### [Given information]
□ □ □ □

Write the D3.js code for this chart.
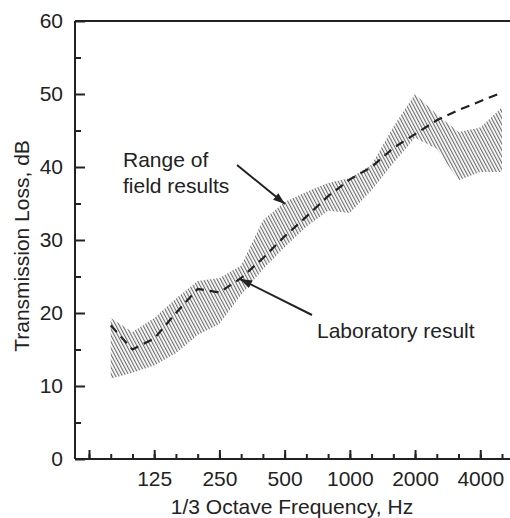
<!DOCTYPE html>
<html>
<head>
<meta charset="utf-8">
<script src="https://cdn.jsdelivr.net/npm/d3@7"></script>
<style>
  body { margin: 0; background: #fff; }
  text { font-family: "Liberation Sans", Arial, Helvetica, sans-serif; fill: #222; }
</style>
</head>
<body>
<script>
// 1/3 octave bands on the axis
var freqBands = ["63","80","100","125","160","200","250","315","400","500","630","800","1000","1250","1600","2000","2500","3150","4000","5000"];
var majorBands = ["63","125","250","500","1000","2000","4000"];
var labeledBands = ["125","250","500","1000","2000","4000"];
var yTicks = [0,10,20,30,40,50,60];
var yMinorTicks = [5,15,25,35,45,55];

// data bands (80 Hz .. 5000 Hz)
var dataBands = ["80","100","125","160","200","250","315","400","500","630","800","1000","1250","1600","2000","2500","3150","4000","5000"];
var fieldUpper = [19.3,17.4,19.3,22,24.4,24.8,26.5,32.7,35.2,36.6,37.8,38.5,40.3,45.5,50,47.2,44.8,45.4,48.2];
var fieldLower = [11,11.8,12.8,14.5,17,18.5,22.5,26,29,31.8,34,33.7,36.8,40.5,44,42.5,38.2,39.3,39.3];
var labResult = [18.3,15,16.5,20,23.3,22.8,24.8,27.5,30.5,33.2,36,38.3,40,42.6,44.5,46.4,47.8,49,50.2];

var svgWidth = 510, svgHeight = 518;
var plotLeft = 75, plotTop = 21, plotBottom = 459, plotRight = 510;
var fontSize = "21px";

var svg = d3.select("body").append("svg")
    .attr("width", svgWidth)
    .attr("height", svgHeight);

var defs = svg.append("defs");
// hatch for the field range
defs.append("pattern")
    .attr("id", "hatch")
    .attr("patternUnits", "userSpaceOnUse")
    .attr("width", 3)
    .attr("height", 3)
    .attr("patternTransform", "rotate(-28)")
  .append("line")
    .attr("x1", 0.6).attr("y1", 0)
    .attr("x2", 0.6).attr("y2", 3)
    .attr("stroke", "#666")
    .attr("stroke-width", 1.1);

defs.append("marker")
    .attr("id", "arrow")
    .attr("viewBox", "0 0 10 10")
    .attr("refX", 10).attr("refY", 5)
    .attr("markerWidth", 12).attr("markerHeight", 12)
    .attr("markerUnits", "userSpaceOnUse")
    .attr("orient", "auto")
  .append("path")
    .attr("d", "M0,1.5 L10,5 L0,8.5 Z")
    .attr("fill", "#222");

var xScale = d3.scalePoint()
    .domain(freqBands)
    .range([89, 502]);
var yScale = d3.scaleLinear()
    .domain([0, 60])
    .range([plotBottom, plotTop]);

var rows = dataBands.map(function(f, i) {
  return {f: f, hi: fieldUpper[i], lo: fieldLower[i], lab: labResult[i]};
});

// field range band
var area = d3.area()
    .x(function(d) { return xScale(d.f); })
    .y0(function(d) { return yScale(d.lo); })
    .y1(function(d) { return yScale(d.hi); });
svg.append("path")
    .datum(rows)
    .attr("d", area)
    .attr("fill", "url(#hatch)");

// laboratory result
var line = d3.line()
    .x(function(d) { return xScale(d.f); })
    .y(function(d) { return yScale(d.lab); });
svg.append("path")
    .datum(rows)
    .attr("d", line)
    .attr("fill", "none")
    .attr("stroke", "#222")
    .attr("stroke-width", 2.2)
    .attr("stroke-dasharray", "9,6");

// frame
var frame = svg.append("g").attr("stroke", "#222").attr("stroke-width", 2);
frame.append("line").attr("x1", plotLeft).attr("x2", plotRight).attr("y1", plotTop).attr("y2", plotTop);
frame.append("line").attr("x1", plotLeft).attr("x2", plotLeft).attr("y1", plotTop).attr("y2", plotBottom);
frame.append("line").attr("x1", plotLeft).attr("x2", plotRight).attr("y1", plotBottom).attr("y2", plotBottom);

// x axis: minor ticks then major ticks with labels
svg.append("g")
    .attr("transform", "translate(0," + plotBottom + ")")
    .call(d3.axisBottom(xScale).tickValues(freqBands).tickSize(-5).tickFormat(""));
svg.append("g")
    .attr("transform", "translate(0," + plotBottom + ")")
    .call(d3.axisBottom(xScale).tickValues(majorBands).tickSize(-9).tickPadding(12)
      .tickFormat(function(d) { return labeledBands.indexOf(d) >= 0 ? d : ""; }));

svg.append("g")
    .attr("transform", "translate(" + plotLeft + ",0)")
    .call(d3.axisLeft(yScale).tickValues(yMinorTicks).tickSize(-6).tickFormat(""));
svg.append("g")
    .attr("transform", "translate(" + plotLeft + ",0)")
    .call(d3.axisLeft(yScale).tickValues(yTicks).tickSize(-10).tickPadding(12));

svg.selectAll(".domain").remove();
svg.selectAll(".tick line").attr("stroke", "#222").attr("stroke-width", 2);
svg.selectAll(".tick text")
    .attr("font-size", fontSize)
    .attr("font-family", "Liberation Sans, Arial, sans-serif")
    .attr("fill", "#222");

// axis titles
svg.append("text")
    .attr("x", 292)
    .attr("y", 514)
    .attr("text-anchor", "middle")
    .attr("font-size", fontSize)
    .text("1/3 Octave Frequency, Hz");
svg.append("text")
    .attr("transform", "translate(29,246) rotate(-90)")
    .attr("text-anchor", "middle")
    .attr("font-size", fontSize)
    .text("Transmission Loss, dB");

// annotations
svg.append("text").attr("x", 123).attr("y", 167).attr("font-size", fontSize).text("Range of");
svg.append("text").attr("x", 123).attr("y", 193).attr("font-size", fontSize).text("field results");
svg.append("line")
    .attr("x1", 237).attr("y1", 165)
    .attr("x2", 285).attr("y2", 204)
    .attr("stroke", "#222").attr("stroke-width", 2)
    .attr("marker-end", "url(#arrow)");

svg.append("text").attr("x", 317).attr("y", 338).attr("font-size", fontSize).text("Laboratory result");
svg.append("line")
    .attr("x1", 312).attr("y1", 315)
    .attr("x2", 240).attr("y2", 279)
    .attr("stroke", "#222").attr("stroke-width", 2)
    .attr("marker-end", "url(#arrow)");
</script>
</body>
</html>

□ □ □ □

### [What this task involves]
Reproduce every line exactly and omit all pictures.

### [Solved exercise]
Write the D3.js code for this chart.
<!DOCTYPE html>
<html>
<head>
<meta charset="utf-8">
<script src="https://cdn.jsdelivr.net/npm/d3@7"></script>
<style>
  body { margin: 0; background: #fff; }
  text { font-family: "Liberation Sans", Arial, Helvetica, sans-serif; fill: #222; }
</style>
</head>
<body>
<script>
// 1/3 octave bands on the axis
var freqBands = ["63","80","100","125","160","200","250","315","400","500","630","800","1000","1250","1600","2000","2500","3150","4000","5000"];
var majorBands = ["63","125","250","500","1000","2000","4000"];
var labeledBands = ["125","250","500","1000","2000","4000"];
var yTicks = [0,10,20,30,40,50,60];
var yMinorTicks = [5,15,25,35,45,55];

// data bands (80 Hz .. 5000 Hz)
var dataBands = ["80","100","125","160","200","250","315","400","500","630","800","1000","1250","1600","2000","2500","3150","4000","5000"];
var fieldUpper = [19.3,17.4,19.3,22,24.4,24.8,26.5,32.7,35.2,36.6,37.8,38.5,40.3,45.5,50,47.2,44.8,45.4,48.2];
var fieldLower = [11,11.8,12.8,14.5,17,18.5,22.5,26,29,31.8,34,33.7,36.8,40.5,44,42.5,38.2,39.3,39.3];
var labResult = [18.3,15,16.5,20,23.3,22.8,24.8,27.5,30.5,33.2,36,38.3,40,42.6,44.5,46.4,47.8,49,50.2];

var svgWidth = 510, svgHeight = 518;
var plotLeft = 75, plotTop = 21, plotBottom = 459, plotRight = 510;
var fontSize = "21px";

var svg = d3.select("body").append("svg")
    .attr("width", svgWidth)
    .attr("height", svgHeight);

var defs = svg.append("defs");
// hatch for the field range
defs.append("pattern")
    .attr("id", "hatch")
    .attr("patternUnits", "userSpaceOnUse")
    .attr("width", 3)
    .attr("height", 3)
    .attr("patternTransform", "rotate(-28)")
  .append("line")
    .attr("x1", 0.6).attr("y1", 0)
    .attr("x2", 0.6).attr("y2", 3)
    .attr("stroke", "#666")
    .attr("stroke-width", 1.1);

defs.append("marker")
    .attr("id", "arrow")
    .attr("viewBox", "0 0 10 10")
    .attr("refX", 10).attr("refY", 5)
    .attr("markerWidth", 12).attr("markerHeight", 12)
    .attr("markerUnits", "userSpaceOnUse")
    .attr("orient", "auto")
  .append("path")
    .attr("d", "M0,1.5 L10,5 L0,8.5 Z")
    .attr("fill", "#222");

var xScale = d3.scalePoint()
    .domain(freqBands)
    .range([89, 502]);
var yScale = d3.scaleLinear()
    .domain([0, 60])
    .range([plotBottom, plotTop]);

var rows = dataBands.map(function(f, i) {
  return {f: f, hi: fieldUpper[i], lo: fieldLower[i], lab: labResult[i]};
});

// field range band
var area = d3.area()
    .x(function(d) { return xScale(d.f); })
    .y0(function(d) { return yScale(d.lo); })
    .y1(function(d) { return yScale(d.hi); });
svg.append("path")
    .datum(rows)
    .attr("d", area)
    .attr("fill", "url(#hatch)");

// laboratory result
var line = d3.line()
    .x(function(d) { return xScale(d.f); })
    .y(function(d) { return yScale(d.lab); });
svg.append("path")
    .datum(rows)
    .attr("d", line)
    .attr("fill", "none")
    .attr("stroke", "#222")
    .attr("stroke-width", 2.2)
    .attr("stroke-dasharray", "9,6");

// frame
var frame = svg.append("g").attr("stroke", "#222").attr("stroke-width", 2);
frame.append("line").attr("x1", plotLeft).attr("x2", plotRight).attr("y1", plotTop).attr("y2", plotTop);
frame.append("line").attr("x1", plotLeft).attr("x2", plotLeft).attr("y1", plotTop).attr("y2", plotBottom);
frame.append("line").attr("x1", plotLeft).attr("x2", plotRight).attr("y1", plotBottom).attr("y2", plotBottom);

// x axis: minor ticks then major ticks with labels
svg.append("g")
    .attr("transform", "translate(0," + plotBottom + ")")
    .call(d3.axisBottom(xScale).tickValues(freqBands).tickSize(-5).tickFormat(""));
svg.append("g")
    .attr("transform", "translate(0," + plotBottom + ")")
    .call(d3.axisBottom(xScale).tickValues(majorBands).tickSize(-9).tickPadding(12)
      .tickFormat(function(d) { return labeledBands.indexOf(d) >= 0 ? d : ""; }));

svg.append("g")
    .attr("transform", "translate(" + plotLeft + ",0)")
    .call(d3.axisLeft(yScale).tickValues(yMinorTicks).tickSize(-6).tickFormat(""));
svg.append("g")
    .attr("transform", "translate(" + plotLeft + ",0)")
    .call(d3.axisLeft(yScale).tickValues(yTicks).tickSize(-10).tickPadding(12));

svg.selectAll(".domain").remove();
svg.selectAll(".tick line").attr("stroke", "#222").attr("stroke-width", 2);
svg.selectAll(".tick text")
    .attr("font-size", fontSize)
    .attr("font-family", "Liberation Sans, Arial, sans-serif")
    .attr("fill", "#222");

// axis titles
svg.append("text")
    .attr("x", 292)
    .attr("y", 514)
    .attr("text-anchor", "middle")
    .attr("font-size", fontSize)
    .text("1/3 Octave Frequency, Hz");
svg.append("text")
    .attr("transform", "translate(29,246) rotate(-90)")
    .attr("text-anchor", "middle")
    .attr("font-size", fontSize)
    .text("Transmission Loss, dB");

// annotations
svg.append("text").attr("x", 123).attr("y", 167).attr("font-size", fontSize).text("Range of");
svg.append("text").attr("x", 123).attr("y", 193).attr("font-size", fontSize).text("field results");
svg.append("line")
    .attr("x1", 237).attr("y1", 165)
    .attr("x2", 285).attr("y2", 204)
    .attr("stroke", "#222").attr("stroke-width", 2)
    .attr("marker-end", "url(#arrow)");

svg.append("text").attr("x", 317).attr("y", 338).attr("font-size", fontSize).text("Laboratory result");
svg.append("line")
    .attr("x1", 312).attr("y1", 315)
    .attr("x2", 240).attr("y2", 279)
    .attr("stroke", "#222").attr("stroke-width", 2)
    .attr("marker-end", "url(#arrow)");
</script>
</body>
</html>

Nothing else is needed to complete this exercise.